A heavy downpour hit Clearfield County on Wednesday. For those working in conservation, the storm revealed potential erosion and sedimentation issues.
The storm was discussed at Thursday’s Clearfield County Conservation District meeting. Dark, murky and muddy water running through the area can be a bad sign of erosion issues.
“We get these heavy downpours that can cause some stormwater problems but also see erosion and sediment problems,” said conservation technician Fred Berry.
The storm also highlighted areas that have well-functioning systems in place.
“We got an example of why we need erosion tools because you just never know when we could get a big storm,” Berry noted. “They have to be prepared before the rain.”
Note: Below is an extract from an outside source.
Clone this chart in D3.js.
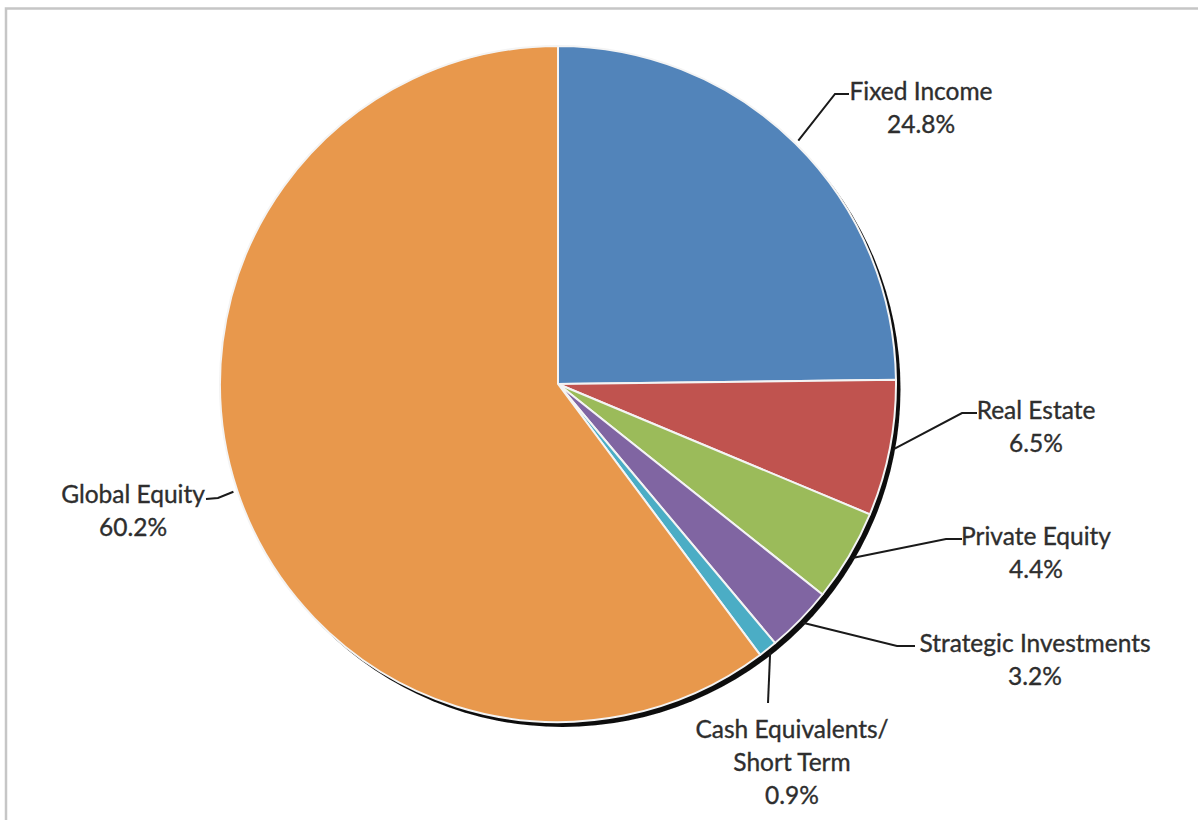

Pennsylvania Fish and Boat Commission Waterways Conservation Officer Justin Schillaci observed the area on Wednesday.
“It’s just good to get out,” Schillaci said, “and see if there’s anything that stands out as being a substantial sedimentation or pollution (issue).... You never know until the deluge hits that there might be some problems around.”
The officer was in Centre County when the storm hit Wednesday. The sights were not attractive. The soil in the Black Moshannon area can be slightly red, adding to the visual effect, according to Schillaci.
“There is some nasty stuff coming off those hills over there,” he said.
These visuals can serve as a potential red flag. Sometimes a better ditch system can address the issue, Schillaci noted.
“It was eating away at the road, but it was also like a deluge,” Schillaci said. “We don’t always get those heavy rains that actually cause that kind of damage.”
The spots he saw in Clearfield appeared less cloudy and muddy.
“It makes me happy to see that a lot of the drainage, the ditches, are functioning properly up on the hills,” Schillaci said.